Addressing the New England Council last month, “Sununu gave an off-the-cuff response to a question where, for the first time publicly, he significantly softened his stance, especially as it relates to a specific bill being debated in the legislature,” the Boston Globe reported.
“I think it’s going to ultimately happen in New Hampshire, it could be inevitable,” Sununu said, as quoted by the Globe, although he insisted he is “not pro-legalization.”
And with regard to the bill that passed the New Hampshire state House last week, Sununu said this: “If you are ever going to do it, do that bill. Is now the right time? I am not sure yet.”
But before the bill even makes it to the governor’s desk, it will have to clear the state Senate, where even the top Democrat has some concerns with the legislation.
That lawmaker, state Sen. Donna Soucy, told New Hampshire Public Radio that the bill’s “core concept — allowing the liquor commission to sell marijuana — is a problem.”
“Whether the state should be in the business of marijuana is something a lot of us have hesitancy about,” Soucy said, as quoted by the outlet.
A poll released last month found that a huge majority of New Hampshire voters (68%) support the legalization bill that would authorize the liquor commission to regulate cannabis.
It isn’t the only cannabis reform bill that will go before the state Senate though. Another proposal that won approval in the state House would legalize home cultivation and personal possession of cannabis, but would not authorize sales.

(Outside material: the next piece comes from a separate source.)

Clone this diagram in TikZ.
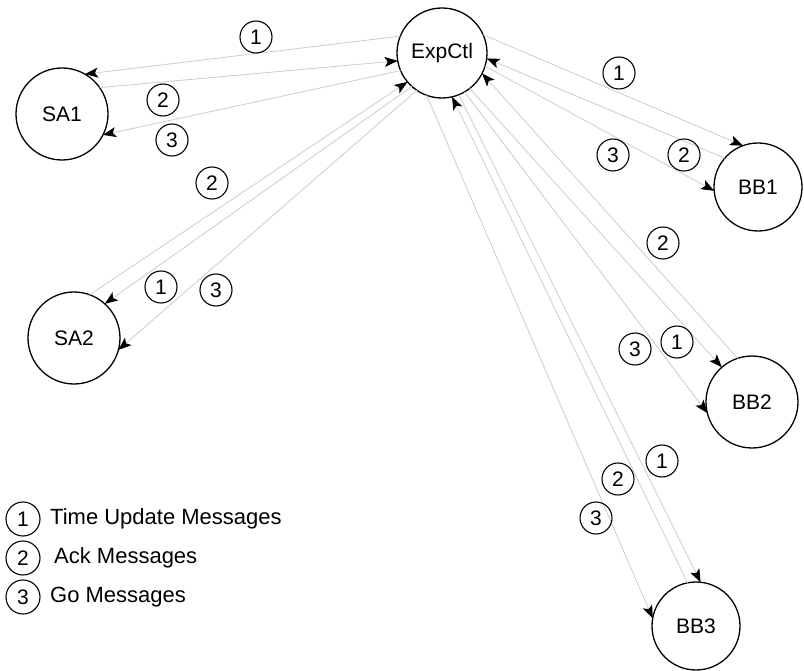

As detailed in the bill’s analysis, the measure would “[permit] adults to possess up to 3/4 of an ounce of cannabis, 5 grams of hashish, and certain cannabis-infused products; permits adults to cultivate up to 6 cannabis plants at home in a secure location that is not visible from other properties, and to possess and process the cannabis produced from their plants at the same location; permits adults to give cannabis to other adults, provided it is not more than 3/4 of an ounce of cannabis, 5 grams of hashish, or up to 300 mg of cannabis-infused products, or 3 immature plants; provides that smoking or vaporizing cannabis in public by an adult would be punishable by a $100 fine; provides that violations of the restrictions on cultivation would be a violation punishable by fine of up to $750; penalizes dangerous, volatile extraction; and permits adults to possess, make, and sell cannabis accessories to other adults.”